Mullen told the Courier Journal in a January email that Trinity's cold tub is "located adjacent to the field in the sports training facility." The school also has 10 AEDs, Mullen said, including one on the field at football practices and games.
Mullen provided the Courier Journal with a copy of the school's emergency action plan (EAP) for Marshall Stadium. But, the suit claims, the school broke the state's EAP law by not including a plan for treating an athlete whose condition "may deteriorate rapidly."
Mullen also said an athletic trainer did take the WBGT on July 31, and it rose from 69.8 degrees at the start to 84.5 degrees at the end of practice
The KHSAA mandates if a WBGT temperature at a sporting event is between 82.1 and 87 degrees, a cold water immersion tub or TACO "must be filled with water ... and accessible for cooling within five to 10 minutes of the practice," the suit states.
In response to whether the cold tub or AED were used that day, Mullen said in the January email: "I cannot comment on the specifics of this incident.
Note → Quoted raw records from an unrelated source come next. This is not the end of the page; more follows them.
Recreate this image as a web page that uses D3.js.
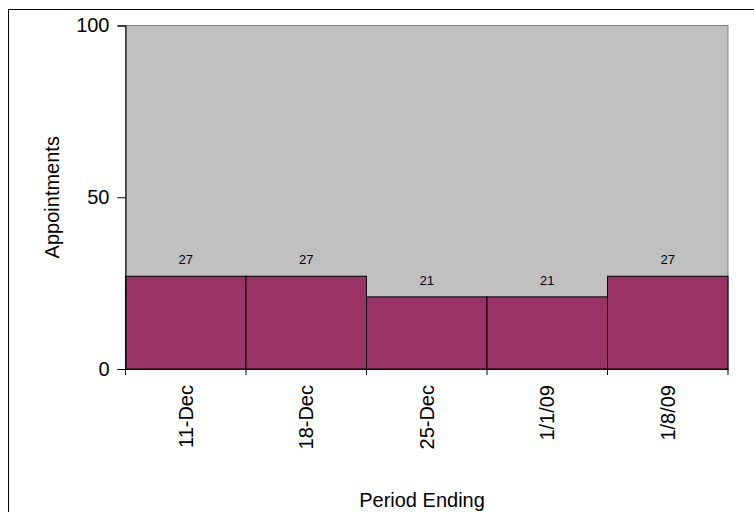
<!DOCTYPE html>
<html>
<head>
<meta charset="utf-8">
<script src="https://cdn.jsdelivr.net/npm/d3@7"></script>
<style>
  body { margin: 0; background: #fff; }
  svg { display: block; font-family: "Liberation Sans", Arial, sans-serif; }
</style>
</head>
<body>
<svg id="chart" width="754" height="512"></svg>
<script>
// data
const periods = ['11-Dec', '18-Dec', '25-Dec', '1/1/09', '1/8/09'];
const appointments = [27, 27, 21, 21, 27];
const yTicks = [0, 50, 100];

const svg = d3.select('#chart');
const margin = { top: 25.5, left: 125.5, right: 26, bottom: 143 };
const width = 754 - margin.left - margin.right;
const height = 512 - margin.top - margin.bottom;
const font = '"Liberation Sans", Arial, sans-serif';

// outer frame (runs off the right/bottom edge like the original)
svg.append('rect')
  .attr('x', 8.5).attr('y', 9.5)
  .attr('width', 800).attr('height', 600)
  .attr('fill', 'none').attr('stroke', '#000').attr('stroke-width', 1);

const g = svg.append('g')
  .attr('transform', 'translate(' + margin.left + ',' + margin.top + ')');

const x = d3.scaleBand().domain(periods).range([0, width]).padding(0);
const y = d3.scaleLinear().domain([0, 100]).range([height, 0]);

// plot area
g.append('rect')
  .attr('width', width).attr('height', height)
  .attr('fill', '#c0c0c0').attr('stroke', '#808080').attr('stroke-width', 1);

// bars
const data = periods.map((p, i) => ({ p: p, v: appointments[i] }));
g.selectAll('rect.bar')
  .data(data)
  .enter().append('rect')
  .attr('class', 'bar')
  .attr('x', d => x(d.p))
  .attr('y', d => y(d.v))
  .attr('width', x.bandwidth())
  .attr('height', d => height - y(d.v))
  .attr('fill', '#993366')
  .attr('stroke', '#000').attr('stroke-width', 1);

// value labels
g.selectAll('text.val')
  .data(data)
  .enter().append('text')
  .attr('class', 'val')
  .attr('x', d => x(d.p) + x.bandwidth() / 2)
  .attr('y', d => y(d.v) - 12)
  .attr('text-anchor', 'middle')
  .attr('font-size', 13)
  .attr('fill', '#000')
  .text(d => d.v);

// y axis
const yAxis = g.append('g')
  .call(d3.axisLeft(y).tickValues(yTicks).tickSize(8).tickPadding(8));
yAxis.select('.domain').attr('stroke', '#000');
yAxis.selectAll('.tick line').attr('stroke', '#000');
yAxis.selectAll('.tick text')
  .attr('font-size', 20).attr('font-family', font)
  .attr('fill', '#000');

// x axis with boundary ticks
const xAxis = g.append('g')
  .attr('transform', 'translate(0,' + height + ')')
  .call(d3.axisBottom(x).tickSize(0).tickPadding(10));
xAxis.select('.domain').attr('stroke', '#000');
xAxis.selectAll('.tick text')
  .attr('font-size', 20).attr('font-family', font)
  .attr('fill', '#000')
  .attr('transform', 'rotate(-90)')
  .attr('text-anchor', 'end')
  .attr('x', -16).attr('y', 0).attr('dy', '0.35em');

const bounds = periods.map(p => x(p)).concat([width]);
xAxis.selectAll('line.bound')
  .data(bounds)
  .enter().append('line')
  .attr('class', 'bound')
  .attr('x1', d => d).attr('x2', d => d)
  .attr('y1', 0).attr('y2', 6)
  .attr('stroke', '#000');

// axis titles
svg.append('text')
  .attr('transform', 'translate(59,' + (margin.top + height / 2) + ') rotate(-90)')
  .attr('text-anchor', 'middle')
  .attr('font-size', 20)
  .text('Appointments');

svg.append('text')
  .attr('x', 422)
  .attr('y', 507)
  .attr('text-anchor', 'middle')
  .attr('font-size', 20)
  .text('Period Ending');
</script>
</body>
</html>
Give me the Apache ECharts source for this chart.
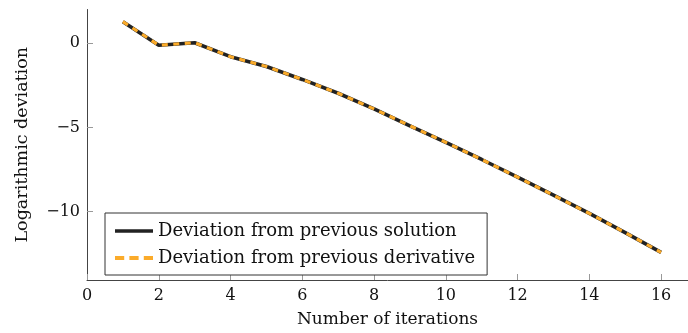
<!DOCTYPE html>
<html>
<head>
<meta charset="utf-8">
<script src="https://cdn.jsdelivr.net/npm/echarts@6/dist/echarts.min.js"></script>
<style>
html,body{margin:0;padding:0;background:#fff;}
#chart{width:688px;height:333px;}
</style>
</head>
<body>
<div id="chart"></div>
<script>
var iterations = [1,2,3,4,5,6,7,8,9,10,11,12,13,14,15,16];
var devSolution = [1.28,-0.12,0.03,-0.8,-1.38,-2.15,-2.97,-3.9,-4.9,-5.88,-6.9,-7.95,-9.02,-10.1,-11.24,-12.41];
var devDerivative = [1.28,-0.12,0.03,-0.8,-1.38,-2.15,-2.97,-3.9,-4.9,-5.88,-6.9,-7.95,-9.02,-10.1,-11.24,-12.41];
var xTicks = [0,2,4,6,8,10,12,14,16];
var yTicks = [-10,-5,0];
var seriesNames = ['Deviation from previous solution','Deviation from previous derivative'];

var FONT = 'DejaVu Serif';
function pairs(xs, ys){ return xs.map(function(x,i){ return [x, ys[i]]; }); }
function fmt(v){ return v < 0 ? '\u2212' + Math.abs(v) : String(v); }

var BLACK = '#222222';
var ORANGE = '#fbab2a';

var chart = echarts.init(document.getElementById('chart'), null, {renderer:'canvas'});
chart.setOption({
  animation:false,
  backgroundColor:'#fff',
  textStyle:{fontFamily:FONT},
  grid:{left:87, right:0, top:9.5, bottom:52, containLabel:false},
  xAxis:{
    type:'value', min:0, max:16.75,
    name:'Number of iterations', nameLocation:'middle', nameGap:31,
    nameTextStyle:{fontFamily:FONT, fontSize:17, color:'#111'},
    axisLine:{show:true, onZero:false, lineStyle:{color:'#444', width:1}},
    axisTick:{show:true, inside:true, length:6, customValues:xTicks, lineStyle:{color:'#999'}},
    axisLabel:{customValues:xTicks, fontFamily:FONT, fontSize:16, color:'#111', margin:8, formatter:fmt},
    splitLine:{show:false}
  },
  yAxis:{
    type:'value', min:-14.05, max:2,
    name:'Logarithmic deviation', nameLocation:'middle', nameGap:56, nameRotate:90,
    nameTextStyle:{fontFamily:FONT, fontSize:17.5, color:'#111'},
    axisLine:{show:true, onZero:false, lineStyle:{color:'#444', width:1}},
    axisTick:{show:true, inside:true, length:6, customValues:yTicks, lineStyle:{color:'#999'}},
    axisLabel:{customValues:yTicks, fontFamily:FONT, fontSize:16, color:'#111', margin:7, formatter:fmt},
    splitLine:{show:false}
  },
  legend:{
    orient:'vertical', left:105, top:213,
    backgroundColor:'#fff', borderColor:'#333', borderWidth:1,
    padding:[8,12,7,10], itemGap:7, itemWidth:38, itemHeight:14,
    itemStyle:{borderWidth:0},
    textStyle:{fontFamily:FONT, fontSize:18, lineHeight:20, color:'#111'},
    data:[
      {name:seriesNames[0], icon:'path://M0,0H38V3.6H0Z'},
      {name:seriesNames[1], icon:'path://M0,0H8V3.4H0Z M12.5,0H20.5V3.4H12.5Z M25,0H33V3.4H25Z'}
    ]
  },
  series:[
    {name:seriesNames[0], type:'line', data:pairs(iterations, devSolution), showSymbol:false, symbol:'none',
     lineStyle:{color:BLACK, width:3.6}, itemStyle:{color:BLACK}, z:2},
    {name:seriesNames[1], type:'line', data:pairs(iterations, devDerivative), showSymbol:false, symbol:'none',
     lineStyle:{color:ORANGE, width:3.1, type:[6,5.5]}, itemStyle:{color:ORANGE}, z:3}
  ]
});
</script>
</body>
</html>
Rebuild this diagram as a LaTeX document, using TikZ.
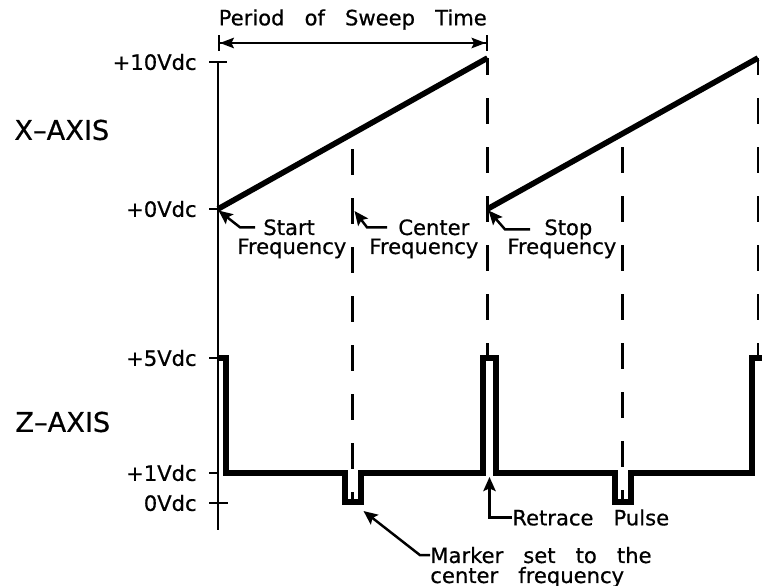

Thanks for understanding."
"The gold standard of an overheating athlete is to get their core body temperature — through either cold-water immersion (like a 200-gallon horse trough that’s filled with water and ice) or the TACO method (a tarp with water that is sloshed back and forth to cool the body) — and continuing cooling until their internal core temperature below 102.5 degrees within 30 minutes and before allowing them to be transported by EMS," Kuzydym reported. "The standard is known as 'cool first, transport second.' "
“Any kind of heat illness or heatstroke is 100% preventable,” Jordan Clark, a climatologist and a senior policy associate for the Heat Policy Innovation Hub at Duke University, told USA TODAY following the deaths of at least eight high school athletes in August 2024, Kuzydym reported.